Abrazo

Gabriela Sosa/ Opinión/

En tiempos tan inciertamente políticos como estos, cuando los acontecimientos de nuestro país, sea cual sea la opinión personal, son inauditos, parecieran todos los demás problemas insignificantes en comparación.

Pero si algo he aprendido es que ningún problema es insignificante. No para la persona que lo está viviendo. ¿Por qué surge esta idea? Porque aunque estamos en medio de un sismo político, la vida diaria sigue y nadie tiene derecho a decirle a alguien más que sus problemas son insignificantes. ¿Se han dado cuenta la cantidad de veces que no decimos las cosas por miedo a que se burlen de nosotros? ¿De la cantidad de veces que hemos tenido un mal día, y no lo mencionamos porque creemos que a nadie le importa? Nosotros mismos hacemos de menos nuestros problemas.

Nosotros mismos no les damos, no nos damos, la importancia que merecemos.

¿Y cómo esperamos entonces que los demás lo hagan? Sería ideal que alguien te detuviera, tomara por los hombros y dijera: ¿qué te sucede? ¿qué necesitas? ¿qué puedo hacer por ti? Mas seguido la gente no lo hará. Estamos atrapados en un círculo de mala comunicación, donde todos esperamos que los demás nos pregunten o asuman que algo está mal, sin embargo nosotros mismos no lo decimos ni preguntamos a alguien más si necesita ayuda en algo. Nadie, hasta donde se ha probado, tiene la capacidad de leer la mente como para adivinar que algo no marcha bien. Vivimos tan aislados en nuestra pequeña burbuja, que no nos preguntamos qué podemos hacer por alguien más y nos frustra que nadie ofrezca hacer algo por nosotros. No se trata de ser o no egoísta, de dejar o no de lado nuestros problemas; sino de juntos apoyarse mutuamente, encontrar soluciones, seguir adelante.

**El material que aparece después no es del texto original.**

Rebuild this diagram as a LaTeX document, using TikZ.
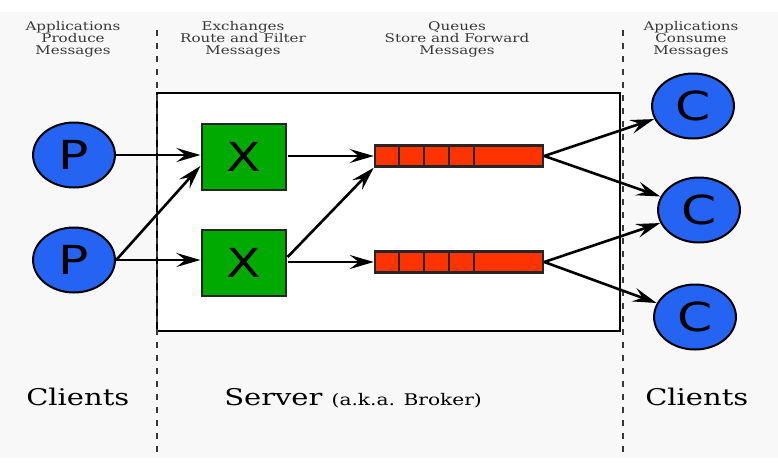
\documentclass[tikz,border=0pt]{standalone}
\usepackage{fontspec}
\setmainfont{DejaVu Serif}
\newfontfamily\lettersans{DejaVu Sans}
\usetikzlibrary{arrows.meta,shapes.geometric}
\definecolor{bggray}{HTML}{F7F8F7}
\definecolor{pblue}{HTML}{2563F2}
\definecolor{xgreen}{HTML}{00AA00}
\definecolor{qred}{HTML}{FF3300}
\definecolor{labgray}{HTML}{383838}
\tikzset{
  wide/.style={xscale=1.26, transform shape},
  actor/.style={wide, ellipse, draw=black, line width=2pt, fill=pblue, minimum width=65pt, minimum height=65pt, inner sep=0pt, font=\lettersans\fontsize{40}{40}\selectfont},
  exch/.style={wide, rectangle, draw=black!85, line width=2.5pt, fill=xgreen, minimum width=66.7pt, minimum height=66pt, inner sep=0pt, font=\lettersans\fontsize{40}{40}\selectfont},
  queue/.style={rectangle, draw=black!85, line width=2.5pt, fill=qred, minimum width=168pt, minimum height=21pt, inner sep=0pt},
  flow/.style={line width=2.6pt, -{Stealth[length=24pt,width=14pt,inset=9pt]}},
  sep/.style={line width=1.6pt, draw=labgray, dash pattern=on 6pt off 7pt},
  toplab/.style={wide, align=center, text=labgray, inner sep=0pt, font=\fontsize{12}{12}\selectfont},
  biglab/.style={wide, anchor=base west, inner sep=0pt, font=\fontsize{23}{24}\selectfont},
}
\begin{document}
\begin{tikzpicture}[x=1pt,y=-1pt]
\useasboundingbox (0,0) rectangle (778,464);
\fill[white] (0,0) rectangle (778,464);
\fill[bggray] (0,12) rectangle (778,458);
% server box
\draw[line width=2.8pt, fill=white] (157,93) rectangle (620,331);
% separators
\draw[sep] (157,30) -- (157,452);
\draw[sep] (623,30) -- (623,452);
% top labels
\node[toplab] (l1) at (73,39) {Applications\\Produce\\Messages};
\node[toplab] (l2) at (243,39) {Exchanges\\Route and Filter\\Messages};
\node[toplab] (l3) at (457,39) {Queues\\Store and Forward\\Messages};
\node[toplab] (l4) at (691,39) {Applications\\Consume\\Messages};
% bottom labels
\node[biglab] (b1) at (26,405) {Clients};
\node[biglab] (b2) at (224,405) {Server \fontsize{16}{16}\selectfont(a.k.a. Broker)};
\node[biglab] (b3) at (645,405) {Clients};
% nodes
\node[actor] (p1) at (74,155) {P};
\node[actor] (p2) at (74,260) {P};
\node[exch] (x1) at (244,157) {X};
\node[exch] (x2) at (244,263) {X};
\node[queue] (q1) at (459,156) {};
\node[queue] (q2) at (459,262) {};
\foreach \q in {q1,q2}{
  \foreach \d in {25,50,75,100}{
    \draw[line width=2.5pt, black!85] ([xshift=\d pt]\q.north west) -- ([xshift=\d pt]\q.south west);
  }
}
\node[actor] (c1) at (693,106) {C};
\node[actor] (c2) at (699,210) {C};
\node[actor] (c3) at (695,317) {C};
% flows
\draw[flow] (p1.east) -- (p1.east -| x1.west);
\draw[flow] (p2.east) -- ([yshift=-9pt]x1.west);
\draw[flow] (p2.east) -- (p2.east -| x2.west);
\draw[flow] (x1.east |- q1.west) -- (q1.west);
\draw[flow] ([yshift=6pt]x2.east) -- (q1.south west);
\draw[flow] (x2.east |- q2.west) -- (q2.west);
\draw[flow] (q1.east) -- (c1);
\draw[flow] (q1.east) -- (c2);
\draw[flow] (q2.east) -- (c2);
\draw[flow] (q2.east) -- (c3);
\end{tikzpicture}
\end{document}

Así, que preguntémonos: ¿cuándo fue la última vez que le preguntamos a alguien cómo estaba y esperamos de hecho una respuesta honesta, en lugar del típico “bien, gracias” o “ahí, gracias”? Estamos tan acostumbrados a usar esta expresión como saludo y a dar una respuesta rápida, sin pensar realmente en su significado, sin analizar de verdad si queremos dar o recibir una respuesta honesta. ¿Cuándo fue la última vez que respondimos con la verdad a ese saludo? ¿Cuándo fue la última vez que preguntamos esperando saber detalles?

¿Cuándo fue la última vez que tuvimos una conversación con alguien sin revisar nuestro teléfono cada tres minutos?

Nos encontramos en una época donde nos es más fácil poner una carita triste de estado en Facebook o publicar en Twitter que tuvimos un mal día, pero al momento de estar frente a otra persona, no podemos decirle a la cara qué nos ocurre. La tecnología, aunque sumamente útil, tiende a aislarnos. Valdría la pena tratar de tener una conversación honesta con alguien por cinco minutos. Podríamos sorprendernos con la forma tan abierta de reaccionar y tendernos una mano.